Following a consultation with law firms working with startups (with Simmonds Stewart representing founders’ perspective), the NZ Angel Association (AANZ) have released new template cap raising documents. These documents can be found at https://www.angelassociation.co.nz/resources/best-practice/doing-the-deal/.
The templates are designed for seed and series A investment deals. They include a term sheet, a long form subscription agreement and shareholders’ agreement, as well as a constitution.
Those familiar with the NZ Venture Investment Fund (NZVIF) documents will see that the new AANZ templates are similar in style. The expectation is that AANZ will take ownership of these industry standard documents going forward, and that the NZVIF documents will eventually be retired.
Will this transform cap raising for NZ startups?
Unlikely. If founders had hoped for materially simplified documents from this review, they are likely to be disappointed. The documents still have the look of series A documents, yet will likely be used for much smaller seed rounds.
By coincidence, around the same time as the AANZ documents were released, the Singapore Venture Capital Association (SVCA) released their own startup investment templates. Looking at them side by side, they are not materially different. This needs to be put into context however – the Singapore templates are designed for series A transactions in which $2-5million is invested, whereas the AANZ documents will likely be used on smaller deals from $500k upwards.

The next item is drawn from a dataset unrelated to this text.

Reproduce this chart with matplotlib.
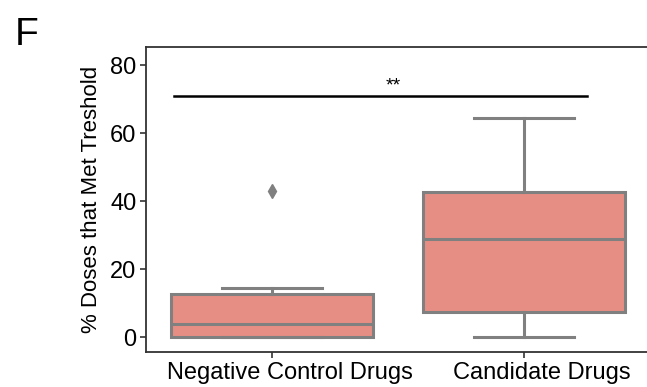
import matplotlib
matplotlib.use("Agg")
import matplotlib.pyplot as plt
import matplotlib.transforms as mtransforms

plt.rcParams['font.family'] = ['Liberation Sans', 'DejaVu Sans']

categories = ["Negative Control Drugs", "Candidate Drugs"]
q1 = [0.0, 7.4]
median = [3.7, 28.7]
q3 = [12.6, 42.7]
whisker_low = [0.0, 0.0]
whisker_high = [14.3, 64.3]
outliers = [[43.0], []]
sig_x = [-0.39, 1.25]
sig_y = 70.9
sig_label = "**"
sig_label_x = 0.48
yticks = [0, 20, 40, 60, 80]

fig = plt.figure(figsize=(6.47, 3.87), dpi=100)
ax = fig.add_axes([146/647, 35/387, 504/647, 305/387])

gray = '#808080'
face = '#E78E84'
stats = []
for i, c in enumerate(categories):
    stats.append(dict(label=c, q1=q1[i], med=median[i], q3=q3[i],
                      whislo=whisker_low[i], whishi=whisker_high[i], fliers=outliers[i]))
ax.bxp(stats, positions=range(len(categories)), widths=0.8, patch_artist=True,
       boxprops=dict(facecolor=face, edgecolor=gray, linewidth=2.2),
       medianprops=dict(color=gray, linewidth=2.2),
       whiskerprops=dict(color=gray, linewidth=2.2),
       capprops=dict(color=gray, linewidth=2.2),
       flierprops=dict(marker='d', markerfacecolor=gray, markeredgecolor=gray, markersize=7),
       capwidths=0.4)

ax.plot(sig_x, [sig_y, sig_y], color='black', linewidth=1.8)
ax.text(sig_label_x, sig_y + 0.3, sig_label, ha='center', va='bottom', fontsize=14)

ax.set_xlim(-0.5, 1.5)
ax.set_ylim(-4.4, 85.3)
ax.set_yticks(yticks)
ax.set_xticks(range(len(categories)))
ax.set_xticklabels(categories)
ax.tick_params(axis='both', labelsize=17, length=4, width=1.2, color='#333333', pad=3)
offset = mtransforms.ScaledTranslation(18/100, 0, fig.dpi_scale_trans)
for lbl in ax.get_xticklabels():
    lbl.set_transform(lbl.get_transform() + offset)
ax.set_ylabel("% Doses that Met Treshold", fontsize=16, labelpad=6)
for s in ax.spines.values():
    s.set_linewidth(1.3)
    s.set_color('#333333')

fig.text(15/647, 1 - 45/387, "F", fontsize=28, ha='left', va='baseline')

fig.savefig("out.png", dpi=100)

In other startup ecosystems around the world, convertible notes and SAFEs are commonly used by companies raising up to $1million. We are increasingly seeing NZ companies looking to these instruments for reasons of speed and to avoid lengthy negotiations when raising small amounts of money.
What’s new in the AANZ documents?
The combined NZVIF subscription and shareholders’ agreement has been split into a separate subscription agreement and shareholders’ agreement. This is a positive step and follows international trends. Now the subscription agreement can be consigned to a drawer after claims periods have expired, leaving the shareholders’ agreement as the living document alongside the constitution. Future investors will now just need to review the shareholders’ agreement and constitution, simplifying the next round of investment.
The term sheet now has some helpful footnotes. We’ve found from our own Simmonds Stewart templates that user notes are great for guiding through the key terms when raising money from investors.
Are the templates more founder friendly?
The documents are an improvement on the NZVIF documents. One of our issues with those templates had been that they were over-complicated and more intrusive than investors really required on early stage deals. Inevitably, template documents hosted by AANZ, even following this latest review, were always likely to remain investor friendly. For example, items such as tranched investments and milestones, which remain as options, could arguably have been removed completely, given they are now rarely seen on deals.
There is some good news for founders however:
- a few of of the more investor friendly terms from the NZVIF templates have been removed completely. For example, there is no longer the option for a full ratchet anti-dilution right with the broad-based weighted average formula being the default position. Given that full ratchets are virtually extinct nowadays, this was to be expected
- the default percentage on tag along rights (effectively giving investors to right to sell if a larger shareholder is looking to sell) is no longer set at 20%, but rather at 50%. This is a better position for founders
- the footnotes to the NZVIF documents implied that up to a 3x liquidation preference was not uncommon. That view is out of sync with global trends, and thankfully the AANZ templates now refers to 1x non-participating preference as the most common position
- any reference to a preferred dividend has been removed. Given startups rarely pay dividends, this is largely academic of course
- the new templates are much clearer on pre-emptive rights, for example, whether or not the pre-emptive rights holders have an over allocation as angel investors in NZ often invest follow-on money into NZ startups, it is helpful for founders to understand at term sheet stage what their obligations are on this
- the templates also have more optionality in places, for example, on the investor veto rights where certain items are now in square brackets. On our overseas VC transactions, we often see veto rights split into board approved matters and shareholder approved matters to give flexibility to founders on all but the major corporate actions, while still maintaining good corporate governance. The AANZ documents have not taken that approach, however
- finally, there is no longer a cap on the adviser fees that the company can incur on the deal. Given it is key that startups have the opportunity to take their own legal advice, this is welcomed
If startups are raising money from one of the NZ angel groups they can expect to be presented with these new templates. If they have other types of investors lined up, then some of our Simmonds Stewart templates could be more suitable.